By Richard A. Sherer | December 1, 2006

A new study comparing the benefits of second-generation antipsychotics (SGAs) with their older counterparts in patients with schizophrenia has yielded a surprising result. The study, funded by the UK National Health Service, found that the overall differences between first- and second-generation antipsychotics "did not reach statistical significance."

Appearing in the October 2006 issue of Archives of General Psychiatry, the findings from the project called the Cost Utility of the Latest Antipsychotics in Schizophrenia Study (CUtLASS) surprised the research team that reported them.

"If the investigators themselves had any bias or previous expectations, it was in favor of SGAs; we were surprised to refute that hypothesis," they wrote. "The results of this pragmatic randomized trial refute the hypothesis that the use of SGAs is superior to the use of FGAs [first-generation antipsychotics] in terms of quality of life at 1 year," they wrote, adding, "The confidence intervals for this effect in the opposite direction were wide, including the possibility of a small benefit for SGAs, but much smaller than we had hypothesized."

"What this study and the CATIE [Clinical Antipsychotic Trials of Intervention Effectiveness] study suggest is that FGAs, which are much cheaper than the SGAs, are a reasonable choice," said Anthony F. Lehman, MD, chair of the department of psychiatry at the University of Maryland School of Medicine. "In the recent era, one felt like he was giving inferior care if he prescribed an older drug."

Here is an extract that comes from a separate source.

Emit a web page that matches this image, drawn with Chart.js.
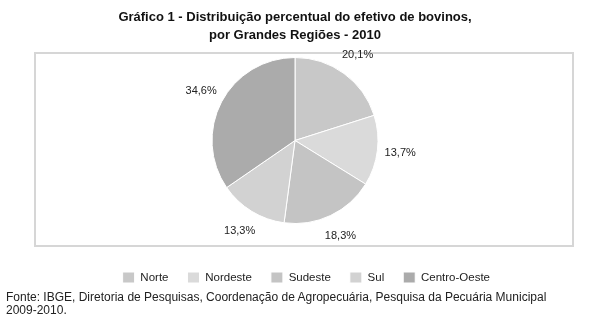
<!DOCTYPE html>
<html>
<head>
<meta charset="utf-8">
<script src="https://cdn.jsdelivr.net/npm/chart.js@4/dist/chart.umd.min.js"></script>
<style>
  body { margin: 0; background: #fff; }
  #wrap { position: relative; width: 590px; height: 327px; }
  #frame { position: absolute; left: 34px; top: 52px; width: 540px; height: 195px;
           box-sizing: border-box; border: 2px solid #d6d6d6; }
  #chart { position: absolute; left: 0; top: 0; }
  #fonte { position: absolute; left: 6px; top: 291px; font: 12px 'Liberation Sans', Arial, sans-serif;
           line-height: 13px; color: #222; }
</style>
</head>
<body>
<div id="wrap">
  <div id="frame"></div>
  <canvas id="chart" width="590" height="327"></canvas>
  <div id="fonte">Fonte: IBGE, Diretoria de Pesquisas, Coordenação de Agropecuária, Pesquisa da Pecuária Municipal<br>2009-2010.</div>
</div>
<script>
const regioes = ['Norte', 'Nordeste', 'Sudeste', 'Sul', 'Centro-Oeste'];
const percentuais = [20.1, 13.7, 18.3, 13.3, 34.6];
const cores = ['#c8c8c8', '#dadada', '#c4c4c4', '#d2d2d2', '#ababab'];
const titulo = ['Gráfico 1 - Distribuição percentual do efetivo de bovinos,', 'por Grandes Regiões - 2010'];

// rótulos de porcentagem fora das fatias
const rotulos = {
  id: 'rotulos',
  afterDatasetsDraw(chart) {
    const ctx = chart.ctx;
    const meta = chart.getDatasetMeta(0);
    ctx.save();
    ctx.font = '11px "Liberation Sans", Arial, sans-serif';
    ctx.fillStyle = '#222';
    ctx.textAlign = 'center';
    ctx.textBaseline = 'middle';
    meta.data.forEach((arc, i) => {
      const p = arc.getProps(['x', 'y', 'startAngle', 'endAngle', 'outerRadius'], true);
      const mid = (p.startAngle + p.endAngle) / 2;
      const r = p.outerRadius + 23;
      const txt = percentuais[i].toFixed(1).replace('.', ',') + '%';
      ctx.fillText(txt, p.x + Math.cos(mid) * r, p.y + Math.sin(mid) * r);
    });
    ctx.restore();
  }
};

new Chart(document.getElementById('chart'), {
  type: 'pie',
  data: {
    labels: regioes,
    datasets: [{
      data: percentuais,
      backgroundColor: cores,
      borderColor: '#fff',
      borderWidth: 1,
      radius: 83
    }]
  },
  options: {
    responsive: false,
    animation: false,
    layout: { padding: { top: 0, bottom: 33.75, left: 81, right: 81 } },
    plugins: {
      title: {
        display: true,
        text: titulo,
        color: '#111',
        font: { family: '"Liberation Sans", Arial, sans-serif', size: 13, weight: 'bold', lineHeight: 1.385 },
        padding: { top: 8, bottom: -15.75 }
      },
      legend: {
        position: 'bottom',
        align: 'end',
        labels: {
          color: '#222',
          font: { family: '"Liberation Sans", Arial, sans-serif', size: 11.5 },
          boxWidth: 12,
          boxHeight: 11,
          padding: 19
        }
      },
      tooltip: { enabled: false }
    }
  },
  plugins: [rotulos]
});
</script>
</body>
</html>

But Lehman noted that treatment for schizophrenia is not a one-size-fits-all proposition. "Taking it from the data to actual practice, what we have to remember is that no one is average. All of these studies tell us about average effects. On average, the agents yield about the same results. That doesn't really predict for an individual patient what's going to happen.

"In clinical practice, you select a drug based on a variety of factors for the needs of the patients: the history of side effects, the prior response to a particular agent, the preference the patient has. You can even add cost into this. You make an informed choice for the patient [of] the best drug to at least start with. What these studies show is that the advantages of one or the other drug may be less than we might have thought they were."

In recent years, second-generation or atypical antipsychotics have attracted a following based in part on concerns that patients receiving the older, or first-generation, drugs "have had a suboptimal outcome, with symptomatic relapses and disabling adverse effects, particularly sedation and extrapyramidal symptoms [EPS]," according to the CUtLASS researchers.